ツイッターでの評判があまりに良いのでね。
だって、「傑作」という言葉があちこちでポンポン出てくる。
感想の熱がびしびし伝わってくる。
で、観てきました。
「この世界の片隅に」
戦時中の広島の話なので、辛い話だと思ってたけど、そんなに泣かなかった。
印象は明るくて、微笑ましくて、クスって笑うところもたくさんあった。
あまりの絶賛に期待値MAXで観るからハードル高かったですよ。
でも観終った素直な感動は人に伝えにくい。
昨日からどうやって感想を書こうかなぁって考えてたんですよね。
すずという18才の絵を描くのが好きな女の子が広島から呉に嫁ぎ、戦時下を暮していく物語。

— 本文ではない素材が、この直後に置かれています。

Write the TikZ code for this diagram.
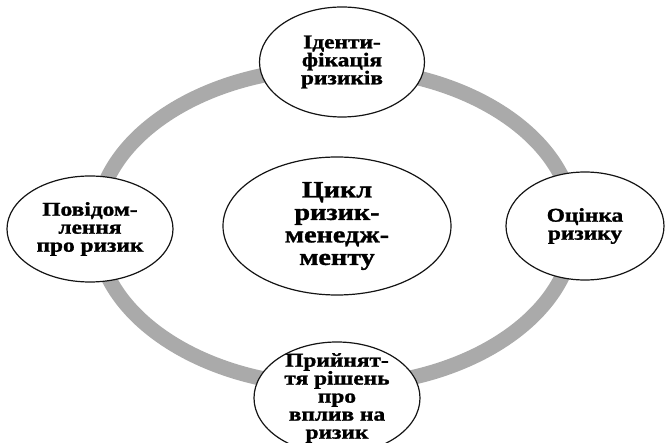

朝ドラを半年観終ったようなボリューム感あるんですよ、たった2時間ちょっとの上映だったのに。
これはちょっと凄いことかもと思った。
主人公のすずはとてものんびりした女の子で、ゆったりと過ぎていく日常なのに、
展開はとてもリズミカルでテンポがいいの。
私たちと変わらない日常が普通に過ぎていくんだけど、それがとてもリアルで半年間かけて追いかけたくらいの実感を伴う。
すずが限りなくチャーミングで、のんさんの声がぴったりで、すず=のん そのものだった。
彼女の描く絵は彼女の観ている世界。
どんなに過酷で辛い世界も、すずの目を通すと暖かで優しいんですよね。
すずと対照的に描かれるのが、すずの夫の姉の徑子さん。
彼女はモダンガールで自由恋愛で結婚し夫婦で時計店を営んでいたが夫の死で実家に戻ってきた。
すずは名前も知らない男性のところに嫁いできた封建制度の古めかしい制度に従って生きる女性で、
この二人の関係も面白い。
最後は一生懸命生きていく二人とも思い入れて応援したくなる。
原爆で孤児となった女の子を風呂に入れようとみんなが大騒ぎしているときに徑子さんが、
娘の服を出してきて「着れるかしら」って呟く場面は涙しました。
この作品を「一次資料の塊」と評した記事があったけど、
ものすごく丁寧に時間をかけて作られているそうです。
たった数秒の街の風景も、現実にあった街並みを正確に再現し、
街を歩く人たちも現実に存在した方を描いていて、
戦艦大和が呉に入港した日の天気まで調べて反映させてるんだそうです。
玉音放送後に呉の街に韓国の旗があがってたんですよね。
なんでかなーって思ったんだけど、調べてみるとそういうところにもエピソードがあるんだろうな。
おばあさんが「傘を持ってきたか」と聞かれたら「新しいのを持ってきました」
って答えなさい、って教えた話が謎だったので調べてみたら、
新婚初夜の合言葉みたいなものなんだって。
初めて知ったわ。
結婚式にお初にお目にかかります、っていう時代だからこその話なんでしょうかね。
この世界の片隅に 2016年 ☆☆☆☆☆
監督:片渕須直
1944年広島。18歳のすずは、顔も見たことのない若者と結婚し、生まれ育った江波から20キロメートル離れた呉へとやって来る。それまで得意な絵を描いてばかりだった彼女は、一転して一家を支える主婦に。創意工夫を凝らしながら食糧難を乗り越え、毎日の食卓を作り出す。やがて戦争は激しくなり、日本海軍の要となっている呉はアメリカ軍によるすさまじい空襲にさらされ、数多くの軍艦が燃え上がり、町並みも破壊されていく。そんな状況でも懸命に生きていくすずだったが、ついに1945年8月を迎える。